The Age of the Imam

The study of the age that Imam Abu Muhammad (a.s.) lived in is no longer a kind of luxury or ornamentation for the book, rather it is a necessity that the modern scientific research requires. Studying an age has become one of the methodical studies that a researcher cannot leave aside, because it reveals the reality of the general life which that certain person lives in, and also it sheds lights on the events that takes place during that age which naturally have a great influence on the behavior of that person.
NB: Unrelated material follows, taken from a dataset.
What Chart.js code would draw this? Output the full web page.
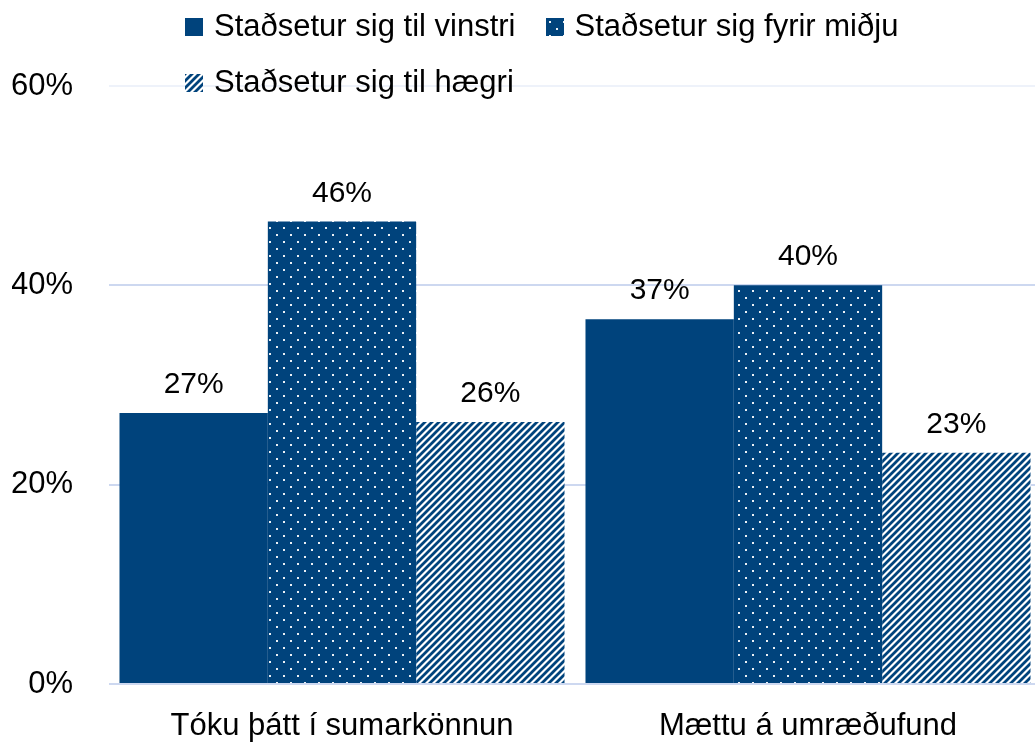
<!DOCTYPE html>
<html>
<head>
<meta charset="utf-8">
<script src="https://cdn.jsdelivr.net/npm/chart.js@4/dist/chart.umd.min.js"></script>
<style>
  html, body { margin: 0; padding: 0; overflow: hidden; background: #ffffff; }
  #wrap { position: relative; width: 1035px; height: 747px; overflow: hidden; }
  #chartBox { position: absolute; left: 0; top: 0; width: 1041px; height: 747px; }
  #legend {
    position: absolute; left: 185px; top: -2px; width: 760px;
    display: flex; flex-wrap: wrap;
    font-family: "Liberation Sans", Arial, sans-serif; font-size: 31px; line-height: 56px; color: #000;
  }
  .item { white-space: nowrap; margin-right: 30px; }
  .item canvas { vertical-align: baseline; margin-right: 11px; }
</style>
</head>
<body>
<div id="wrap">
  <div id="chartBox"><canvas id="c" width="1041" height="747"></canvas></div>
  <div id="legend"></div>
</div>
<script>
const categories = ['Tóku þátt í sumarkönnun', 'Mættu á umræðufund'];
const seriesNames = ['Staðsetur sig til vinstri', 'Staðsetur sig fyrir miðju', 'Staðsetur sig til hægri'];
const vinstri = [27.2, 36.6];
const midju = [46.4, 40.0];
const haegri = [26.3, 23.2];
const yTickValues = [0, 20, 40, 60];

const BLUE = '#00437c';

function makePattern(kind, ctx) {
  const t = document.createElement('canvas');
  if (kind === 'solid') return BLUE;
  if (kind === 'dots') {
    t.width = 14; t.height = 14;
    const g = t.getContext('2d');
    g.fillStyle = BLUE; g.fillRect(0, 0, 14, 14);
    g.fillStyle = 'rgba(255,255,255,0.92)';
    g.fillRect(3, 3, 2, 2);
    g.fillRect(10, 10, 2, 2);
  } else {
    const p = 7;
    t.width = p; t.height = p;
    const g = t.getContext('2d');
    g.fillStyle = '#ffffff'; g.fillRect(0, 0, p, p);
    g.strokeStyle = BLUE; g.lineWidth = 2.8; g.lineCap = 'square';
    g.beginPath();
    g.moveTo(-1, p + 1); g.lineTo(p + 1, -1);
    g.moveTo(-p, p); g.lineTo(p, -p);
    g.moveTo(0, 2 * p); g.lineTo(2 * p, 0);
    g.stroke();
  }
  return ctx.createPattern(t, 'repeat');
}

const kinds = ['solid', 'dots', 'stripes'];
const canvas = document.getElementById('c');
const ctx = canvas.getContext('2d');

const valueLabels = {
  id: 'valueLabels',
  afterDatasetsDraw(chart) {
    const c = chart.ctx;
    c.save();
    c.font = '30px "Liberation Sans", Arial, sans-serif';
    c.fillStyle = '#000';
    c.textAlign = 'center';
    c.textBaseline = 'alphabetic';
    chart.data.datasets.forEach((ds, i) => {
      chart.getDatasetMeta(i).data.forEach((bar, j) => {
        c.fillText(Math.round(ds.data[j]) + '%', bar.x, bar.y - 20);
      });
    });
    c.restore();
  }
};

const chart = new Chart(ctx, {
  type: 'bar',
  data: {
    labels: categories,
    datasets: [
      { label: seriesNames[0], data: vinstri, backgroundColor: makePattern(kinds[0], ctx) },
      { label: seriesNames[1], data: midju, backgroundColor: makePattern(kinds[1], ctx) },
      { label: seriesNames[2], data: haegri, backgroundColor: makePattern(kinds[2], ctx) }
    ]
  },
  options: {
    responsive: false,
    animation: false,
    devicePixelRatio: 1,
    layout: { padding: { top: 86, left: 12, right: 0, bottom: 2 } },
    datasets: { bar: { categoryPercentage: 0.955, barPercentage: 1.0, borderWidth: 0 } },
    plugins: { legend: { display: false }, tooltip: { enabled: false } },
    scales: {
      x: {
        grid: { display: false, drawTicks: false },
        border: { display: false },
        afterFit(axis) { axis.height = 61; },
        ticks: { color: '#000', padding: 24, font: { family: '"Liberation Sans", Arial, sans-serif', size: 31 } }
      },
      y: {
        min: 0, max: 60,
        afterBuildTicks(axis) { axis.ticks = yTickValues.map(v => ({ value: v })); },
        afterFit(axis) { axis.width = 97; },
        grid: {
          drawTicks: false,
          lineWidth: 2,
          color: (c) => (c.tick && c.tick.value === 60) ? '#eef2fa' : '#cdd8f0'
        },
        border: { display: false },
        ticks: {
          color: '#000', padding: 36,
          font: { family: '"Liberation Sans", Arial, sans-serif', size: 31 },
          callback: (v) => v + '%'
        }
      }
    }
  },
  plugins: [valueLabels]
});

// HTML legend built from the chart's datasets
const legend = document.getElementById('legend');
chart.data.datasets.forEach((ds, i) => {
  const item = document.createElement('span');
  item.className = 'item';
  const sw = document.createElement('canvas');
  sw.width = 18; sw.height = 18;
  const sctx = sw.getContext('2d');
  sctx.fillStyle = makePattern(kinds[i], sctx);
  sctx.fillRect(0, 0, 18, 18);
  item.appendChild(sw);
  item.appendChild(document.createTextNode(ds.label));
  legend.appendChild(item);
});
</script>
</body>
</html>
Sociologists say that the social life affects and is affected by the people living in that age.

Anyhow, we objectively shall offer several sides of the general life of the age that Imam Abu Muhammad (a.s.) lived in.

The Economical Life

Before we shed light on the economical life of the age of Imam Abu Muhammad (a.s.), we would like to show that Islam has paid extreme attention to the developing of the economy of the nation, the growth of individual income, and the prosperity of general life. Islam has considered poverty as a destroying disaster which must be removed by all means. Islam has compared disbelief to poverty, and as disbelief must be removed due to the Islamic Shariah, poverty must be removed from society as well. Islam has ordered Muslim rulers and leaders to spare no effort to save Muslims from the dangers of poverty and wretchedness which are the reasons behind the intellectual and moral deviation among people.

of the creative methods that the Islamic economy is based on is that the Sharia has limited the authorities of rulers and officials. They are not permitted in any case to play with the treasury of the state, because it is for all Muslims and not for one person. The wealth of Muslims must be spent on Muslims, and neither the ruler nor any member of his government has the right to extort from the treasury to spend on himself or his kin, for this is treason against Allah and against Muslims.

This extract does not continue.